It seems like a good idea to start by telling you how I came to have a relationship with the Lord.
For all intents and purposes I was born and raised in the Christian church. I wasn’t really exposed to other religions; I was just expected to be a Christian. Growing up I was spoon-fed all of those famous Bible stories that everybody learns, but to me they were only stories. Church on Sunday morning was required with no exceptions made. I had decided to devote my life God probably 40 different times. As a youth every time a motivational preacher spoke at church camp I would re-commit my life to Jesus, but I never truly gave Him a chance. I watched the people I went to church with and saw most of them as phonies: they professed that they loved God, but they gossiped about others and, in my eyes, never did anything that proved to me they had God leading their life. I eventually rebelled against God, the Church, and those closest to me. I moved far away to go to school and to live the life I wanted to live. I was involved in partying and drinking and a lot of other things I thought would bring me happiness. However, while all this was going on I would often sense a voice, which I later realized was God Himself, in the back of my head saying, “Ryan, I’m still here waiting for you.” But I would put him off because I didn’t want to follow; I was having too much fun, or what I thought was fun. Soon I began to realize that the void inside of me I kept trying to fill with alcohol and partying, was not being filled. At the same time those who I later realized were my true friends were starting to invite me to church events, but I turned them down most of the time.

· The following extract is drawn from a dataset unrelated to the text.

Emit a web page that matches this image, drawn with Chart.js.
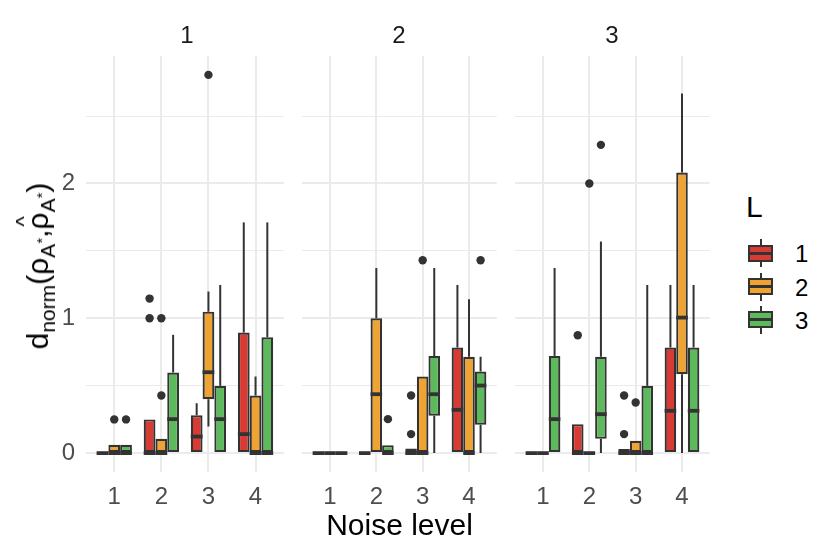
<!DOCTYPE html>
<html>
<head>
<meta charset="utf-8">
<script src="https://cdn.jsdelivr.net/npm/chart.js@4.4.1/dist/chart.umd.min.js"></script>
<style>
  body { margin: 0; background: #ffffff; }
  #wrap { position: relative; width: 830px; height: 554px; background: #ffffff; overflow: hidden;
          font-family: "Liberation Sans", Arial, Helvetica, sans-serif; }
  canvas { position: absolute; }
  .strip { position: absolute; top: 23px; width: 202px; text-align: center; font-size: 24px; line-height: 24px; color: #1a1a1a; }
  .xtitle { position: absolute; left: 86px; width: 627px; top: 510px; text-align: center; font-size: 30px; line-height: 30px; color: #000; }
  .ytitle { position: absolute; left: 38px; top: 266px; transform: translate(-50%, -50%) rotate(-90deg);
            white-space: nowrap; font-size: 30px; line-height: 30px; color: #000; }
  .ytitle sub { font-size: 21px; vertical-align: -7px; line-height: 0; }
  .ytitle sub sup { font-size: 15px; vertical-align: 8px; }
  .hat { position: relative; display: inline-block; }
  .hat .h { position: absolute; left: 3px; top: -14px; font-size: 22px; }
  .ltitle { position: absolute; left: 746px; top: 192px; font-size: 30px; line-height: 30px; color: #000; }
  .lkey { position: absolute; left: 748px; width: 25px; height: 28px; }
  .lkey .wh { position: absolute; left: 11.5px; top: 0; width: 2px; height: 28px; background: #333333; }
  .lkey .bx { position: absolute; left: 0; top: 5.5px; width: 25px; height: 17px; box-sizing: border-box; border: 2px solid #333333; }
  .lkey .md { position: absolute; left: 0; right: 0; top: 5px; height: 3px; background: #333333; }
  .llab { position: absolute; left: 795px; font-size: 24px; line-height: 24px; color: #000; }
</style>
</head>
<body>
<div id="wrap">
  <canvas id="c0" width="242" height="476" style="left:46px;top:40px"></canvas>
  <canvas id="c1" width="203" height="476" style="left:298px;top:40px"></canvas>
  <canvas id="c2" width="203" height="476" style="left:511px;top:40px"></canvas>
  <div class="strip" style="left:86px">1</div>
  <div class="strip" style="left:298px">2</div>
  <div class="strip" style="left:511px">3</div>
  <div class="xtitle">Noise level</div>
  <div class="ytitle">d<sub>norm</sub>(ρ<sub>A<sup>*</sup></sub>,<span class="hat">ρ<span class="h">^</span></span><sub>A<sup>*</sup></sub>)</div>
  <div id="legend"></div>
</div>
<script>
// ---- data ----
const facets = ['1', '2', '3'];
const noiseLevels = [1, 2, 3, 4];
const groupsL = ['1', '2', '3'];
const groupColors = ['#D73B34', '#EFA332', '#5CB95C'];
const yTicks = [0, 0.5, 1, 1.5, 2, 2.5];
const yRange = [-0.14, 2.945];

// indexed [facet][noise level][L]
const whiskerLow = [
  [[0, 0, 0], [0, 0, 0], [0, 0.198, 0], [0, 0, 0]],
  [[0, 0, 0], [0, 0, 0], [0, 0, 0], [0, 0, 0]],
  [[0, 0, 0], [0, 0, 0], [0, 0, 0], [0, 0, 0]]
];
const boxLow = [
  [[0, 0, 0], [0, 0, 0], [0, 0.40, 0], [0, 0, 0]],
  [[0, 0, 0], [0, 0, 0], [0, 0, 0.277], [0, 0, 0.21]],
  [[0, 0, 0], [0, 0, 0.106], [0, 0, 0], [0, 0.585, 0]]
];
const medians = [
  [[0, 0, 0], [0, 0, 0.252], [0.123, 0.60, 0.252], [0.141, 0, 0]],
  [[0, 0, 0], [0, 0.437, 0], [0, 0, 0.437], [0.321, 0, 0.501]],
  [[0, 0, 0.252], [0, 0, 0.289], [0, 0, 0], [0.314, 1.005, 0.314]]
];
const boxHigh = [
  [[0, 0.062, 0.062], [0.25, 0.106, 0.598], [0.281, 1.049, 0.499], [0.894, 0.427, 0.859]],
  [[0, 0, 0], [0, 1.0, 0.059], [0.035, 0.568, 0.721], [0.783, 0.714, 0.605]],
  [[0, 0, 0.721], [0.215, 0, 0.714], [0.03, 0.091, 0.499], [0.783, 2.081, 0.783]]
];
const whiskerHigh = [
  [[0, 0.062, 0.062], [0.25, 0.106, 0.877], [0.370, 1.198, 1.247], [1.711, 0.568, 1.711]],
  [[0, 0, 0], [0, 1.373, 0.059], [0.035, 0.568, 1.373], [1.247, 1.141, 0.714]],
  [[0, 0, 1.373], [0.215, 0, 1.570], [0.03, 0.091, 1.247], [1.247, 2.667, 1.247]]
];
const outliers = [
  [[[], [0.25], [0.25]], [[1.0, 1.146], [0.427, 1.0], []], [[], [2.805], []], [[], [], []]],
  [[[], [], []], [[], [], [0.252]], [[0.141, 0.427], [1.43], []], [[], [], [1.43]]],
  [[[], [], []], [[0.874], [2.0], [2.286]], [[0.141, 0.427], [0.375], []], [[], [], []]]
];

// ---- rendering ----
const FONT = '"Liberation Sans", Arial, Helvetica, sans-serif';
const DODGE = 0.75;

const boxExtras = {
  id: 'boxExtras',
  beforeDatasetsDraw(chart) {
    const f = chart.options.plugins.boxExtras.facet;
    const ys = chart.scales.y, ctx = chart.ctx;
    ctx.save();
    ctx.strokeStyle = '#333333';
    ctx.lineWidth = 2;
    groupsL.forEach((g, li) => {
      chart.getDatasetMeta(li).data.forEach((bar, ni) => {
        const lo = whiskerLow[f][ni][li], q1 = boxLow[f][ni][li];
        const q3 = boxHigh[f][ni][li], hi = whiskerHigh[f][ni][li];
        ctx.beginPath();
        if (hi > q3) { ctx.moveTo(bar.x, ys.getPixelForValue(q3)); ctx.lineTo(bar.x, ys.getPixelForValue(hi)); }
        if (lo < q1) { ctx.moveTo(bar.x, ys.getPixelForValue(q1)); ctx.lineTo(bar.x, ys.getPixelForValue(lo)); }
        ctx.stroke();
      });
    });
    ctx.restore();
  },
  afterDatasetsDraw(chart) {
    const f = chart.options.plugins.boxExtras.facet;
    const ys = chart.scales.y, ctx = chart.ctx;
    ctx.save();
    ctx.strokeStyle = '#333333';
    ctx.lineWidth = 3.8;
    ctx.lineCap = 'butt';
    groupsL.forEach((g, li) => {
      chart.getDatasetMeta(li).data.forEach((bar, ni) => {
        const ym = ys.getPixelForValue(medians[f][ni][li]);
        ctx.beginPath();
        ctx.moveTo(bar.x - bar.width / 2, ym);
        ctx.lineTo(bar.x + bar.width / 2, ym);
        ctx.stroke();
      });
    });
    ctx.restore();
  }
};

function makeChart(f) {
  const showY = f === 0;
  const datasets = groupsL.map((g, li) => ({
    type: 'bar',
    label: g,
    data: noiseLevels.map((n, ni) => ({ x: n, y: [boxLow[f][ni][li], boxHigh[f][ni][li]] })),
    backgroundColor: groupColors[li],
    borderColor: '#333333',
    borderWidth: 2.2,
    borderSkipped: false,
    categoryPercentage: DODGE,
    barPercentage: 1,
    order: 2
  }));
  const pts = [];
  noiseLevels.forEach((n, ni) => groupsL.forEach((g, li) => {
    outliers[f][ni][li].forEach(v => pts.push({ x: n + (li - (groupsL.length - 1) / 2) * DODGE / groupsL.length, y: v }));
  }));
  datasets.push({
    type: 'scatter', label: 'outliers', data: pts,
    pointRadius: 4.2, pointBackgroundColor: '#333333', pointBorderWidth: 0, order: 1
  });
  return new Chart(document.getElementById('c' + f), {
    type: 'bar',
    data: { datasets },
    plugins: [boxExtras],
    options: {
      responsive: false,
      animation: false,
      events: [],
      layout: { padding: { top: 16, left: 0, right: 0, bottom: 0 } },
      plugins: { legend: { display: false }, tooltip: { enabled: false }, boxExtras: { facet: f } },
      scales: {
        x: {
          type: 'linear', min: 0.4, max: 4.6, offset: false,
          afterBuildTicks: s => { s.ticks = noiseLevels.map(v => ({ value: v })); },
          afterFit: s => { s.height = 44; s.paddingLeft = 0; s.paddingRight = 0; },
          grid: { color: '#EBEBEB', lineWidth: 2, drawTicks: false, offset: false },
          border: { display: false },
          ticks: { color: '#4D4D4D', font: { family: FONT, size: 24 }, padding: 11, maxRotation: 0, autoSkip: false,
                   callback: v => String(v) }
        },
        y: {
          type: 'linear', min: yRange[0], max: yRange[1],
          afterBuildTicks: s => { s.ticks = yTicks.map(v => ({ value: v })); },
          afterFit: s => { s.width = showY ? 40 : 0; s.paddingTop = 0; s.paddingBottom = 0; },
          grid: { color: '#EBEBEB', lineWidth: c => (c.tick && Number.isInteger(c.tick.value)) ? 2 : 1, drawTicks: false },
          border: { display: false },
          ticks: { display: showY, color: '#4D4D4D', font: { family: FONT, size: 24 }, padding: 11,
                   callback: v => Number.isInteger(v) ? String(v) : '' }
        }
      }
    }
  });
}
facets.forEach((name, f) => makeChart(f));

// legend
const legend = document.getElementById('legend');
const keyCentres = [253.3, 286.5, 319.7];
legend.innerHTML = '<div class="ltitle">L</div>' + groupsL.map((g, li) =>
  `<div class="lkey" style="top:${keyCentres[li] - 14}px"><div class="wh"></div>` +
  `<div class="bx" style="background:${groupColors[li]}"><div class="md"></div></div></div>` +
  `<div class="llab" style="top:${keyCentres[li] - 11}px">${g}</div>`).join('');
</script>
</body>
</html>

Eventually, through the efforts of my persistent friends I began to go to some of these events. I began to see a different type of lifestyle; a lifestyle of someone who obviously had God in their life. A lifestyle of someone who didn’t have to worry about the same things I did because they had God in their life and they knew He would take care of them. I decided that was what I wanted too. I also wanted to make sure that Christianity was the true religion, I mean; eternity is a long time to be wrong. So I started investigating all the different religions; reading their books and listening to their teachings. What I found was all of them either contradicted themselves, or just didn’t view reality the same way that I did. Being a Christian made so much sense. It explained why I felt the way I felt and did the things that I did. No matter how hard I tried, I just couldn’t find a way to disprove it. I finally realized that a relationship with Jesus Christ was necessary for me to go to heaven. I then asked Jesus to come into my life for the 41st time, but for the first time I truly meant it. The Lord had brought me to a place in my life where I truly understood that I was separated from God because I am a sinner; that is, I have done things that I knew were wrong. And as a sinner it is impossible for me to be with a holy and pure God. But God sent Jesus, who lived a perfect life, to die on the cross so that my sins could be forgiven. See, the Bible says that no one comes to God except through Jesus. I then knew that I really wanted him as my personal Savior and best friend. I then confirmed my decision by deciding to become baptized. To me being baptized was a way to show people that I was serious about giving my life to and living only for Jesus Christ. It was a very powerful moment in my life that I’ll never forget.
Because of my decision to follow Christ, I made a commitment that has changed my life. I committed to God that I would obey and follow Him wherever he leads. He answered in a way that I never would have anticipated. God allowed several unexpected and very difficult events to happen in my life that left me wondering where God was. Relationships ended, jobs changed, loved ones died, and I moved. However, I now realize that God had allowed those events to happen, to help solidify my faith in Him. I can now look back and see that He has used every one of those events for his glory. Even though I may not know why things happen, I do know that God loves me more than anything and always has my best interest at the front of his mind.